Start
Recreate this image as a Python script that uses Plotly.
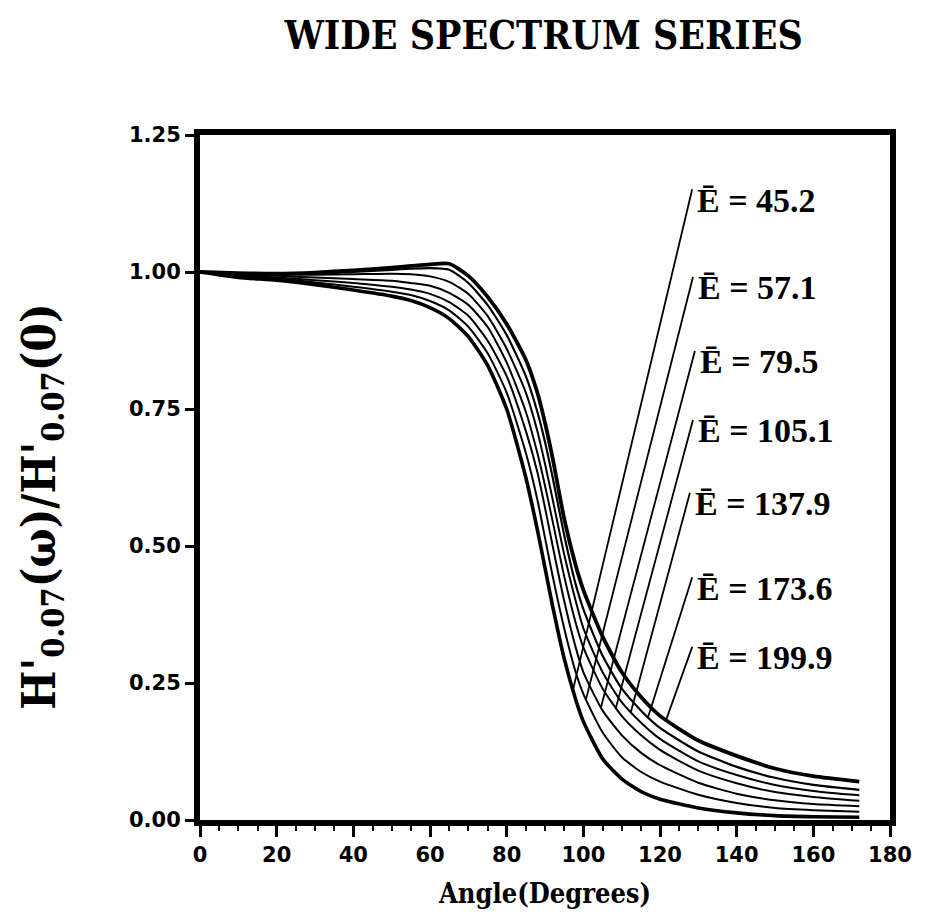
import numpy as np
import plotly.graph_objects as go

# ---------------- data ----------------
angles = [0, 10, 20, 30, 40, 50, 55, 60, 65, 70, 75, 80, 85, 88, 90, 92, 95, 98,
          100, 105, 110, 115, 120, 130, 140, 150, 160, 172]

e_labels = ["45.2", "57.1", "79.5", "105.1", "137.9", "173.6", "199.9"]

h_e45 = [1.0, 0.99, 0.985, 0.977, 0.967, 0.956, 0.948, 0.935, 0.915, 0.882, 0.83, 0.75,
         0.625, 0.53, 0.46, 0.39, 0.295, 0.22, 0.18, 0.112, 0.075, 0.052, 0.038, 0.022,
         0.013, 0.008, 0.006, 0.005]
h_e57 = [1.0, 0.992, 0.988, 0.981, 0.973, 0.964, 0.958, 0.947, 0.93, 0.90, 0.852, 0.78,
         0.67, 0.585, 0.515, 0.445, 0.35, 0.27, 0.23, 0.16, 0.115, 0.088, 0.07, 0.046,
         0.031, 0.022, 0.018, 0.015]
h_e79 = [1.0, 0.994, 0.99, 0.985, 0.98, 0.973, 0.968, 0.96, 0.945, 0.92, 0.875, 0.81,
         0.71, 0.635, 0.57, 0.50, 0.40, 0.315, 0.27, 0.20, 0.155, 0.123, 0.10, 0.068,
         0.048, 0.036, 0.029, 0.025]
h_e105 = [1.0, 0.995, 0.993, 0.99, 0.987, 0.984, 0.98, 0.975, 0.962, 0.94, 0.90, 0.835,
          0.745, 0.67, 0.61, 0.545, 0.445, 0.36, 0.315, 0.24, 0.19, 0.155, 0.128, 0.09,
          0.067, 0.051, 0.042, 0.035]
h_e138 = [1.0, 0.996, 0.995, 0.995, 0.996, 0.997, 0.996, 0.992, 0.982, 0.96, 0.92, 0.86,
          0.78, 0.71, 0.65, 0.585, 0.485, 0.40, 0.35, 0.27, 0.215, 0.178, 0.148, 0.107,
          0.082, 0.064, 0.053, 0.045]
h_e174 = [1.0, 0.997, 0.996, 0.997, 1.0, 1.004, 1.006, 1.007, 1.004, 0.98, 0.94, 0.885,
          0.81, 0.745, 0.69, 0.625, 0.52, 0.43, 0.385, 0.30, 0.24, 0.20, 0.168, 0.125,
          0.097, 0.077, 0.064, 0.055]
h_e200 = [1.0, 0.998, 0.997, 0.999, 1.003, 1.008, 1.011, 1.014, 1.015, 0.993, 0.955, 0.905,
          0.84, 0.78, 0.725, 0.66, 0.55, 0.465, 0.42, 0.335, 0.27, 0.225, 0.19, 0.145,
          0.117, 0.094, 0.08, 0.07]

series = [h_e45, h_e57, h_e79, h_e105, h_e138, h_e174, h_e200]

# leader lines: angle on each curve the leader points to
leader_target_angle = [97.3, 100.7, 104.6, 108.5, 112.4, 116.9, 121.6]
# label anchor (data coords) where each leader starts
label_angle = [128.4, 128.6, 129.1, 128.6, 127.8, 128.4, 128.4]
label_level = [1.151, 0.991, 0.856, 0.730, 0.597, 0.443, 0.316]

x_ticks = [0, 20, 40, 60, 80, 100, 120, 140, 160, 180]
y_ticks = [0.0, 0.25, 0.5, 0.75, 1.0, 1.25]
y_ticktext = ["0.00", "0.25", "0.50", "0.75", "1.00", "1.25"]

# ---------------- figure ----------------
fig = go.Figure()
widths = [3.6, 2.0, 2.0, 2.0, 2.0, 2.2, 3.8]
for vals, w, lab in zip(series, widths, e_labels):
    fig.add_trace(go.Scatter(x=angles, y=vals, mode="lines",
                             line=dict(color="black", width=w, shape="spline", smoothing=0.6),
                             name=lab, showlegend=False, hoverinfo="skip"))

for i, lab in enumerate(e_labels):
    ta = leader_target_angle[i]
    tv = float(np.interp(ta, angles, series[i]))
    fig.add_trace(go.Scatter(x=[label_angle[i], ta], y=[label_level[i], tv], mode="lines",
                             line=dict(color="black", width=1.8),
                             showlegend=False, hoverinfo="skip"))
    fig.add_annotation(x=label_angle[i], y=label_level[i], xref="x", yref="y",
                       text="<b>\u0112 = " + lab + "</b>", showarrow=False,
                       xanchor="left", yanchor="middle", xshift=3, yshift=-11,
                       font=dict(family="Liberation Serif", size=34, color="black"))

axis_font = dict(family="DejaVu Sans", size=21, color="black", weight="bold")
title_family = "DejaVu Serif Condensed, DejaVu Serif, serif"
fig.update_xaxes(range=[0, 180], tickvals=x_ticks, ticktext=[str(t) for t in x_ticks],
                 ticks="outside", ticklen=11, tickwidth=2.5, tickcolor="black",
                 minor=dict(dtick=5, ticks="outside", ticklen=5, tickwidth=1.5, tickcolor="black"),
                 showline=True, linewidth=6, linecolor="black", mirror=True,
                 showgrid=False, zeroline=False, tickfont=axis_font, automargin=False,
                 title=dict(text="<b>Angle(Degrees)</b>", standoff=20,
                            font=dict(family=title_family, size=27, color="black")))
fig.update_yaxes(range=[0, 1.25], tickvals=y_ticks, ticktext=y_ticktext,
                 ticks="outside", ticklen=9, tickwidth=2.5, tickcolor="black",
                 showline=True, linewidth=6, linecolor="black", mirror=True,
                 showgrid=False, zeroline=False, tickfont=axis_font, automargin=False)

# y-axis title as rotated text (sits slightly below the plot's middle, as in the original)
fig.add_annotation(xref="paper", yref="paper", x=-0.228, y=0.457, showarrow=False,
                   textangle=-90, xanchor="center", yanchor="middle",
                   text="<b>H'<sub>0.07</sub>(\u03c9)/H'<sub>0.07</sub>(0)</b>",
                   font=dict(family=title_family, size=46, color="black"))

fig.update_layout(
    width=914, height=908,
    margin=dict(l=192, r=32, t=127, b=96),
    plot_bgcolor="white", paper_bgcolor="white",
    title=dict(text="<b>WIDE SPECTRUM SERIES</b>", x=0.586, xanchor="center", y=0.970, yanchor="middle",
               font=dict(family=title_family, size=39, color="black")),
)

fig.write_html("out.html")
End
= Task details =
Give every line back word for word and leave the pictures out.

= Answer to this task =
Recreate this image as a Python script that uses Plotly.
import numpy as np
import plotly.graph_objects as go

# ---------------- data ----------------
angles = [0, 10, 20, 30, 40, 50, 55, 60, 65, 70, 75, 80, 85, 88, 90, 92, 95, 98,
          100, 105, 110, 115, 120, 130, 140, 150, 160, 172]

e_labels = ["45.2", "57.1", "79.5", "105.1", "137.9", "173.6", "199.9"]

h_e45 = [1.0, 0.99, 0.985, 0.977, 0.967, 0.956, 0.948, 0.935, 0.915, 0.882, 0.83, 0.75,
         0.625, 0.53, 0.46, 0.39, 0.295, 0.22, 0.18, 0.112, 0.075, 0.052, 0.038, 0.022,
         0.013, 0.008, 0.006, 0.005]
h_e57 = [1.0, 0.992, 0.988, 0.981, 0.973, 0.964, 0.958, 0.947, 0.93, 0.90, 0.852, 0.78,
         0.67, 0.585, 0.515, 0.445, 0.35, 0.27, 0.23, 0.16, 0.115, 0.088, 0.07, 0.046,
         0.031, 0.022, 0.018, 0.015]
h_e79 = [1.0, 0.994, 0.99, 0.985, 0.98, 0.973, 0.968, 0.96, 0.945, 0.92, 0.875, 0.81,
         0.71, 0.635, 0.57, 0.50, 0.40, 0.315, 0.27, 0.20, 0.155, 0.123, 0.10, 0.068,
         0.048, 0.036, 0.029, 0.025]
h_e105 = [1.0, 0.995, 0.993, 0.99, 0.987, 0.984, 0.98, 0.975, 0.962, 0.94, 0.90, 0.835,
          0.745, 0.67, 0.61, 0.545, 0.445, 0.36, 0.315, 0.24, 0.19, 0.155, 0.128, 0.09,
          0.067, 0.051, 0.042, 0.035]
h_e138 = [1.0, 0.996, 0.995, 0.995, 0.996, 0.997, 0.996, 0.992, 0.982, 0.96, 0.92, 0.86,
          0.78, 0.71, 0.65, 0.585, 0.485, 0.40, 0.35, 0.27, 0.215, 0.178, 0.148, 0.107,
          0.082, 0.064, 0.053, 0.045]
h_e174 = [1.0, 0.997, 0.996, 0.997, 1.0, 1.004, 1.006, 1.007, 1.004, 0.98, 0.94, 0.885,
          0.81, 0.745, 0.69, 0.625, 0.52, 0.43, 0.385, 0.30, 0.24, 0.20, 0.168, 0.125,
          0.097, 0.077, 0.064, 0.055]
h_e200 = [1.0, 0.998, 0.997, 0.999, 1.003, 1.008, 1.011, 1.014, 1.015, 0.993, 0.955, 0.905,
          0.84, 0.78, 0.725, 0.66, 0.55, 0.465, 0.42, 0.335, 0.27, 0.225, 0.19, 0.145,
          0.117, 0.094, 0.08, 0.07]

series = [h_e45, h_e57, h_e79, h_e105, h_e138, h_e174, h_e200]

# leader lines: angle on each curve the leader points to
leader_target_angle = [97.3, 100.7, 104.6, 108.5, 112.4, 116.9, 121.6]
# label anchor (data coords) where each leader starts
label_angle = [128.4, 128.6, 129.1, 128.6, 127.8, 128.4, 128.4]
label_level = [1.151, 0.991, 0.856, 0.730, 0.597, 0.443, 0.316]

x_ticks = [0, 20, 40, 60, 80, 100, 120, 140, 160, 180]
y_ticks = [0.0, 0.25, 0.5, 0.75, 1.0, 1.25]
y_ticktext = ["0.00", "0.25", "0.50", "0.75", "1.00", "1.25"]

# ---------------- figure ----------------
fig = go.Figure()
widths = [3.6, 2.0, 2.0, 2.0, 2.0, 2.2, 3.8]
for vals, w, lab in zip(series, widths, e_labels):
    fig.add_trace(go.Scatter(x=angles, y=vals, mode="lines",
                             line=dict(color="black", width=w, shape="spline", smoothing=0.6),
                             name=lab, showlegend=False, hoverinfo="skip"))

for i, lab in enumerate(e_labels):
    ta = leader_target_angle[i]
    tv = float(np.interp(ta, angles, series[i]))
    fig.add_trace(go.Scatter(x=[label_angle[i], ta], y=[label_level[i], tv], mode="lines",
                             line=dict(color="black", width=1.8),
                             showlegend=False, hoverinfo="skip"))
    fig.add_annotation(x=label_angle[i], y=label_level[i], xref="x", yref="y",
                       text="<b>\u0112 = " + lab + "</b>", showarrow=False,
                       xanchor="left", yanchor="middle", xshift=3, yshift=-11,
                       font=dict(family="Liberation Serif", size=34, color="black"))

axis_font = dict(family="DejaVu Sans", size=21, color="black", weight="bold")
title_family = "DejaVu Serif Condensed, DejaVu Serif, serif"
fig.update_xaxes(range=[0, 180], tickvals=x_ticks, ticktext=[str(t) for t in x_ticks],
                 ticks="outside", ticklen=11, tickwidth=2.5, tickcolor="black",
                 minor=dict(dtick=5, ticks="outside", ticklen=5, tickwidth=1.5, tickcolor="black"),
                 showline=True, linewidth=6, linecolor="black", mirror=True,
                 showgrid=False, zeroline=False, tickfont=axis_font, automargin=False,
                 title=dict(text="<b>Angle(Degrees)</b>", standoff=20,
                            font=dict(family=title_family, size=27, color="black")))
fig.update_yaxes(range=[0, 1.25], tickvals=y_ticks, ticktext=y_ticktext,
                 ticks="outside", ticklen=9, tickwidth=2.5, tickcolor="black",
                 showline=True, linewidth=6, linecolor="black", mirror=True,
                 showgrid=False, zeroline=False, tickfont=axis_font, automargin=False)

# y-axis title as rotated text (sits slightly below the plot's middle, as in the original)
fig.add_annotation(xref="paper", yref="paper", x=-0.228, y=0.457, showarrow=False,
                   textangle=-90, xanchor="center", yanchor="middle",
                   text="<b>H'<sub>0.07</sub>(\u03c9)/H'<sub>0.07</sub>(0)</b>",
                   font=dict(family=title_family, size=46, color="black"))

fig.update_layout(
    width=914, height=908,
    margin=dict(l=192, r=32, t=127, b=96),
    plot_bgcolor="white", paper_bgcolor="white",
    title=dict(text="<b>WIDE SPECTRUM SERIES</b>", x=0.586, xanchor="center", y=0.970, yanchor="middle",
               font=dict(family=title_family, size=39, color="black")),
)

fig.write_html("out.html")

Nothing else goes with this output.